Niles has been hard at it ever since.
With a tonalist eye, Niles begins the work in charcoal and then paints over the charcoal with black paint, which makes the blacks all the more rich, in a technique called grisaille.
Niles said Ruis put no restrictions on the work, other than it be Montana-themed.
So Niles went to work, inspired by local landscapes that he hiked and visited growing up in the Flathead Valley and Glacier National Park.
“How often does an artist get a whole building as a canvas?” he said.
The top floor is murals of the high country — great mountain vistas of Glacier National Park along with a suite of high country creatures like mountain goats and bighorn sheep.
The second floor is the middle tier of the landscape, places like Bowman Lake and the surrounding landscape.
The third floor is the valleys, rife with wildlife like river otters Niles saw in Cedar Creek and a trumpeter swan in a local pond.
Perhaps some of the best work is portraits of native people — a Blackfeet hunter with a rifle on a horse out on the prairie, or a woman in a birch bark canoe.
The paintings are both detailed and broad-stroked, occupying the mind on two levels. The aspens feel like they’re growing out of the walls.
Niles met Ruis long ago — when Ruis was his Little Guy Wrestling coach. He credits his high school art teacher Lonnie Collinsworth for instilling a love of art.

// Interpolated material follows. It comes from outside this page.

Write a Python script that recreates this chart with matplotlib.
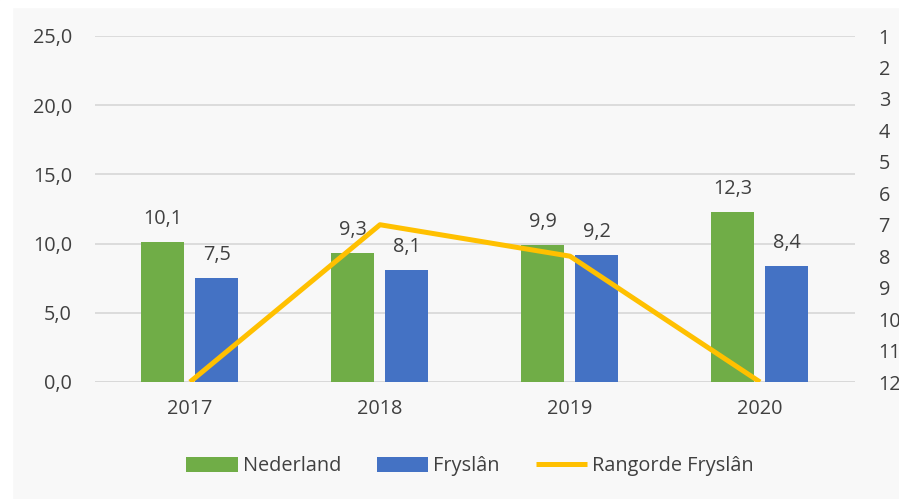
import matplotlib
matplotlib.use("Agg")
import matplotlib.pyplot as plt
import numpy as np
from matplotlib.patches import Rectangle

years = ["2017", "2018", "2019", "2020"]
nederland = [10.1, 9.3, 9.9, 12.3]
fryslan = [7.5, 8.1, 9.2, 8.4]
rangorde = [12, 7, 8, 12]
left_ticks = [0, 5, 10, 15, 20, 25]
right_ticks = list(range(1, 13))

plt.rcParams['font.family'] = ['Open Sans', 'DejaVu Sans']
txt = '#404040'
bg = '#f8f8f8'
fs = 14.3

W, H = 899, 499
fig = plt.figure(figsize=(W/100, H/100), dpi=100, facecolor=bg)
fig.patches.append(Rectangle((0, 0), 12/W, 1, transform=fig.transFigure, color='white', zorder=-1))
fig.patches.append(Rectangle((0, 1-7/H), 1, 7/H, transform=fig.transFigure, color='white', zorder=-1))

ax = fig.add_axes([95/W, 1-382/H, 760/W, 346/H])
ax.set_facecolor(bg)
x = np.arange(len(years))
bw = 0.23
b1 = ax.bar(x - 0.145, nederland, bw, color='#70ad47', zorder=3)
b2 = ax.bar(x + 0.14, fryslan, bw, color='#4472c4', zorder=3)
for rects, vals in ((b1, nederland), (b2, fryslan)):
    for r, v in zip(rects, vals):
        ax.text(r.get_x() + r.get_width()/2, v + 0.95, f"{v:.1f}".replace('.', ','),
                ha='center', va='bottom', fontsize=fs, color=txt, zorder=5)
ax.set_xlim(-0.5, 3.5)
ax.set_ylim(0, 25)
ax.set_yticks(left_ticks)
ax.set_yticklabels([f"{t:.1f}".replace('.', ',') for t in left_ticks], fontsize=fs, color=txt)
ax.set_xticks(x)
ax.set_xticklabels(years, fontsize=fs, color=txt)
ax.grid(axis='y', color='#d9d9d9', linewidth=1.3, zorder=0)
for s in ax.spines.values():
    s.set_visible(False)
ax.tick_params(axis='y', length=0, pad=16.5)
ax.tick_params(axis='x', length=0, pad=12)
ax.axhline(0, color='#d9d9d9', linewidth=1.3, zorder=2)

ax2 = ax.twinx()
line, = ax2.plot(x, rangorde, color='#ffc000', linewidth=3.6, zorder=4, solid_capstyle='butt')
ax2.set_ylim(12, 1)
ax2.set_yticks(right_ticks)
ax2.set_yticklabels([str(t) for t in right_ticks], fontsize=fs, color=txt)
ax2.tick_params(axis='y', length=0, pad=17)
for s in ax2.spines.values():
    s.set_visible(False)

handles = [b1, b2, line]
leg = fig.legend(handles, ["Nederland", "Fryslân", "Rangorde Fryslân"], loc='center',
                 bbox_to_anchor=(470/W, 1-466/H), ncol=3, frameon=False, fontsize=fs,
                 handlelength=2.6, handleheight=0.8, columnspacing=1.8, handletextpad=0.25)
for t in leg.get_texts():
    t.set_color(txt)

fig.savefig("out.png", dpi=100, facecolor=bg)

Niles then attended Flathead Valley Community College were he was instructed by the likes of John Rollins and Columbia Falls tonalist Rachel Warner. He then studied at the Studio Art Center in Florence, Italy, for a semester.

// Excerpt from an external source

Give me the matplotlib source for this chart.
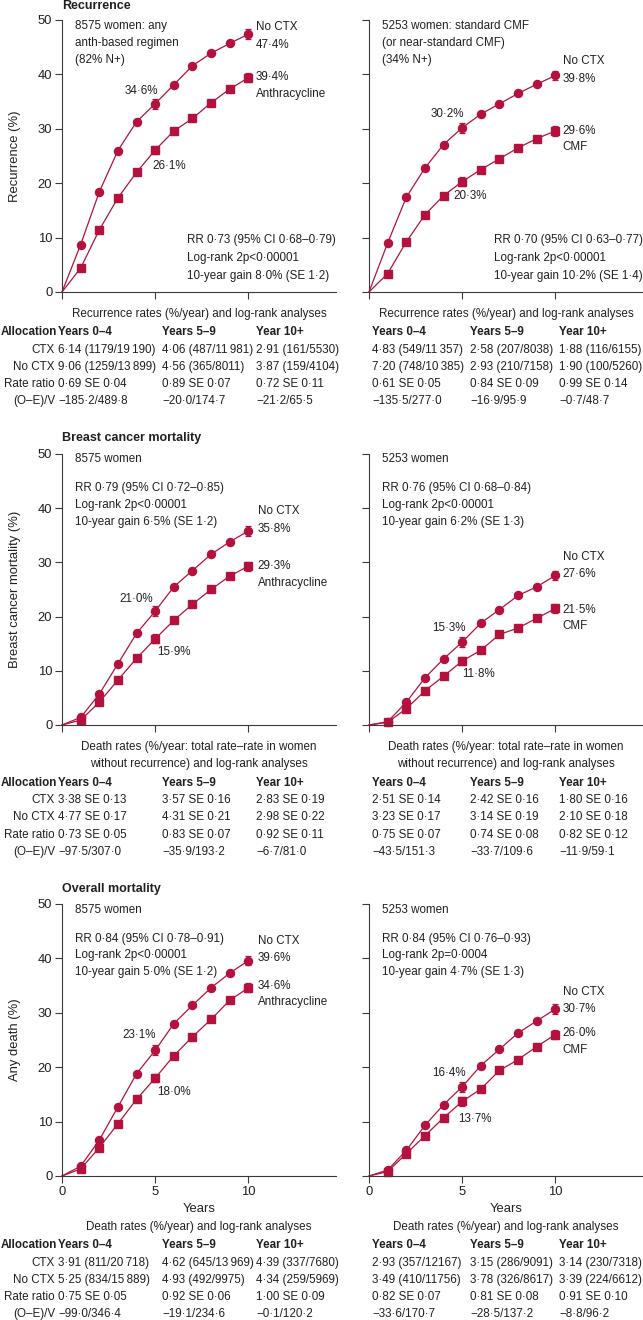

Over the past 10 years or so, he’s been working abroad in the arts through the Assembly of God Church, including a stint in El Salvador.

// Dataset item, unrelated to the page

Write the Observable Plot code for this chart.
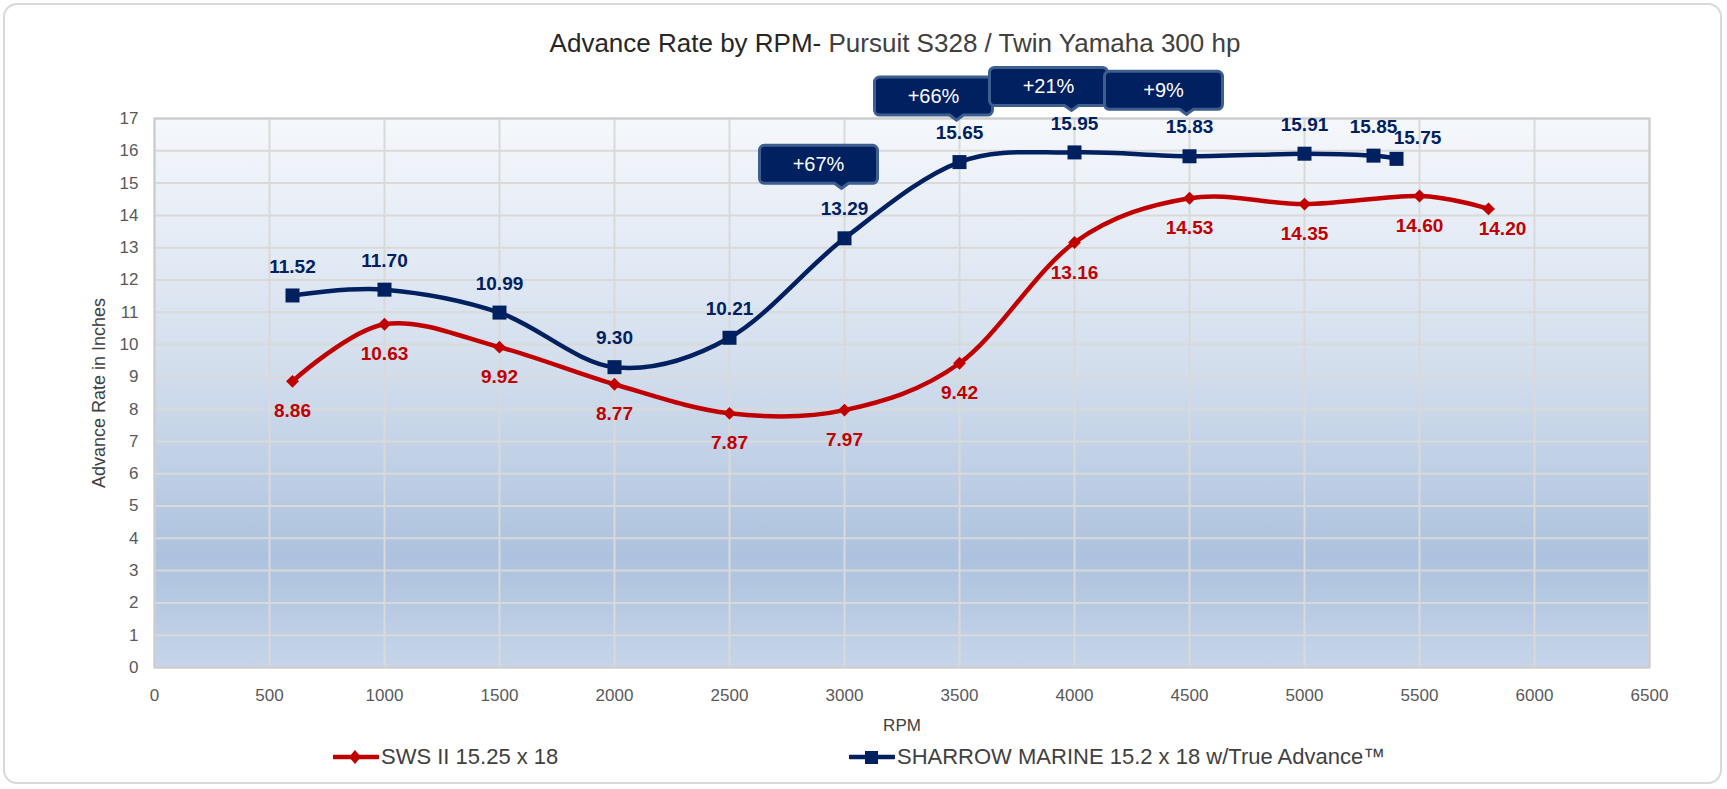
<!DOCTYPE html>
<html>
<head>
<meta charset="utf-8">
<script src="https://cdn.jsdelivr.net/npm/d3@7"></script>
<script src="https://cdn.jsdelivr.net/npm/@observablehq/plot@0.6"></script>
<style>
  body { margin: 0; background: #fff; }
  #wrap { position: relative; width: 1727px; height: 789px; overflow: hidden; font-family: "Liberation Sans", Arial, sans-serif; }
  #border { position: absolute; left: 3px; top: 3px; width: 1719px; height: 781px; border: 2px solid #d9d9d9; border-radius: 14px; box-sizing: border-box; }
  #title { position: absolute; left: 895px; top: 27px; transform: translateX(-50%); white-space: nowrap; font-size: 26px; line-height: 32px; color: #404040; }
  #title .a { color: #262626; }
  #chart { position: absolute; left: 0; top: 0; }
  .leg { position: absolute; top: 744px; height: 26px; display: flex; align-items: center; font-size: 22px; color: #404040; white-space: nowrap; }
  .leg svg { display: block; margin-right: 2px; }
</style>
</head>
<body>
<div id="wrap">
  <div id="border"></div>
  <div id="chart"></div>
  <div id="title"><span class="a">Advance Rate by RPM-</span> Pursuit S328 / Twin Yamaha 300 hp</div>
  <div class="leg" id="leg1" style="left:333px"></div>
  <div class="leg" id="leg2" style="left:849px"></div>
</div>
<script>
// ---- data ----
const rpmSWS = [600, 1000, 1500, 2000, 2500, 3000, 3500, 4000, 4500, 5000, 5500, 5800];
const advSWS = [8.86, 10.63, 9.92, 8.77, 7.87, 7.97, 9.42, 13.16, 14.53, 14.35, 14.60, 14.20];
const rpmSharrow = [600, 1000, 1500, 2000, 2500, 3000, 3500, 4000, 4500, 5000, 5300, 5400];
const advSharrow = [11.52, 11.70, 10.99, 9.30, 10.21, 13.29, 15.65, 15.95, 15.83, 15.91, 15.85, 15.75];
const calloutRpm = [3000, 3500, 4000, 4500];
const calloutText = ["+67%", "+66%", "+21%", "+9%"];
const xTicks = [0, 500, 1000, 1500, 2000, 2500, 3000, 3500, 4000, 4500, 5000, 5500, 6000, 6500];
const yTicks = [0, 1, 2, 3, 4, 5, 6, 7, 8, 9, 10, 11, 12, 13, 14, 15, 16, 17];
const seriesNames = ["SWS II 15.25 x 18", "SHARROW MARINE 15.2 x 18 w/True Advance™"];

const RED = "#c00000", NAVY = "#002060";

const sws = rpmSWS.map((r, i) => ({rpm: r, v: advSWS[i], last: i === rpmSWS.length - 1}));
const sharrow = rpmSharrow.map((r, i) => ({rpm: r, v: advSharrow[i], last: i === rpmSharrow.length - 1}));
const callouts = calloutRpm.map((r, i) => ({rpm: r, v: advSharrow[rpmSharrow.indexOf(r)], text: calloutText[i], first: i === 0}));

// callout bubble symbol: anchored at the data point, tip above it
function calloutSymbol(off) {
  return {
    draw(ctx) {
      const L = -85, R = 33, tx = -3, tip = -off, B = tip - 5, T = B - 38, r = 5, pw = 7;
      ctx.moveTo(L + r, T);
      ctx.lineTo(R - r, T);
      ctx.arcTo(R, T, R, T + r, r);
      ctx.lineTo(R, B - r);
      ctx.arcTo(R, B, R - r, B, r);
      ctx.lineTo(tx + pw, B);
      ctx.lineTo(tx, tip);
      ctx.lineTo(tx - pw, B);
      ctx.lineTo(L + r, B);
      ctx.arcTo(L, B, L, B - r, r);
      ctx.lineTo(L, T + r);
      ctx.arcTo(L, T, L + r, T, r);
      ctx.closePath();
    }
  };
}

const labelFont = {fontFamily: "Liberation Sans", fontWeight: "bold", fontSize: 19};

const svg = Plot.plot({
  width: 1727,
  height: 789,
  marginLeft: 154,
  marginRight: 78,
  marginTop: 118,
  marginBottom: 122,
  style: {fontFamily: "Liberation Sans, Arial, sans-serif", background: "transparent", overflow: "visible"},
  x: {domain: [0, 6500]},
  y: {domain: [0, 17]},
  marks: [
    Plot.frame({fill: "url(#plotBg)", stroke: "none"}),
    Plot.gridX({ticks: xTicks, stroke: "#d9d9d9", strokeOpacity: 1, strokeWidth: 2}),
    Plot.gridY({ticks: yTicks, stroke: "#d9d9d9", strokeOpacity: 1, strokeWidth: 2}),
    Plot.frame({stroke: "#cccccc", strokeWidth: 2}),
    Plot.axisX({ticks: xTicks, tickFormat: d => String(d), tickSize: 0, tickPadding: 21, fontSize: 17, color: "#595959", label: null}),
    Plot.axisY({ticks: yTicks, tickFormat: d => String(d), tickSize: 0, tickPadding: 16, fontSize: 17, color: "#595959", label: null}),
    Plot.text(["RPM"], {frameAnchor: "bottom", dy: 63, fontSize: 17, fill: "#404040"}),
    Plot.text(["Advance Rate in Inches"], {frameAnchor: "left", textAnchor: "middle", dx: -55, rotate: -90, fontSize: 18, fill: "#404040"}),
    // SWS II
    Plot.line(sws, {x: "rpm", y: "v", stroke: RED, strokeWidth: 4.5, curve: "cardinal"}),
    Plot.dot(sws, {x: "rpm", y: "v", symbol: "diamond2", r: 5.8, fill: RED}),
    Plot.text(sws.filter(d => !d.last), {x: "rpm", y: "v", text: d => d.v.toFixed(2), dy: 30, fill: RED, ...labelFont}),
    Plot.text(sws.filter(d => d.last), {x: "rpm", y: "v", text: d => d.v.toFixed(2), dy: 20, dx: 14, fill: RED, ...labelFont}),
    // Sharrow
    Plot.line(sharrow, {x: "rpm", y: "v", stroke: NAVY, strokeWidth: 4.5, curve: "cardinal"}),
    Plot.dot(sharrow, {x: "rpm", y: "v", symbol: "square", r: 7.9, fill: NAVY}),
    Plot.text(sharrow.filter(d => !d.last), {x: "rpm", y: "v", text: d => d.v.toFixed(2), dy: -29, fill: NAVY, ...labelFont}),
    Plot.text(sharrow.filter(d => d.last), {x: "rpm", y: "v", text: d => d.v.toFixed(2), dy: -21, dx: 21, fill: NAVY, ...labelFont}),
    // callouts
    Plot.dot(callouts.filter(d => d.first), {x: "rpm", y: "v", symbol: calloutSymbol(50), fill: NAVY, stroke: "#3d5f8f", strokeWidth: 3}),
    Plot.dot(callouts.filter(d => !d.first), {x: "rpm", y: "v", symbol: calloutSymbol(42), fill: NAVY, stroke: "#3d5f8f", strokeWidth: 3}),
    Plot.text(callouts.filter(d => d.first), {x: "rpm", y: "v", text: "text", dx: -26, dy: -74, fill: "white", fontSize: 20}),
    Plot.text(callouts.filter(d => !d.first), {x: "rpm", y: "v", text: "text", dx: -26, dy: -66, fill: "white", fontSize: 20})
  ]
});

// gradient background definition
const defs = d3.select(svg).insert("defs", ":first-child");
const grad = defs.append("linearGradient").attr("id", "plotBg").attr("x1", 0).attr("y1", 0).attr("x2", 0).attr("y2", 1);
[[0, "#f5f8fc"], [0.45, "#d3deed"], [0.8, "#adc2de"], [1, "#c6d5e9"]].forEach(([o, c]) =>
  grad.append("stop").attr("offset", o).attr("stop-color", c));

document.getElementById("chart").appendChild(svg);

// legend
function legendItem(el, color, shape, name) {
  const s = d3.select(el).append("svg").attr("width", 46).attr("height", 20);
  s.append("line").attr("x1", 1).attr("x2", 45).attr("y1", 10).attr("y2", 10).attr("stroke", color).attr("stroke-width", 4.5).attr("stroke-linecap", "round");
  if (shape === "diamond") s.append("path").attr("d", "M22,3L28,10L22,17L16,10Z").attr("fill", color);
  else s.append("rect").attr("x", 16).attr("y", 4).attr("width", 13).attr("height", 13).attr("fill", color);
  d3.select(el).append("span").text(name);
}
legendItem(document.getElementById("leg1"), RED, "diamond", seriesNames[0]);
legendItem(document.getElementById("leg2"), NAVY, "square", seriesNames[1]);
</script>
</body>
</html>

Niles said he’s blessed to have free rein over his art in this project.
“Mick has been so generous to let me do this in his building,” he said. “…It was really cool he gave me the freedom … He recognized other people’s gifts and supported it.”
Niles is still working on the bottom floor of the building and should have it done in the coming weeks. At some point, they’ll likely have an opening so people can see the work in its finished form.
Niles said he hopes the paintings bring other commissions. He enjoys doing the large-scale work and would like to do oils of some of the pieces.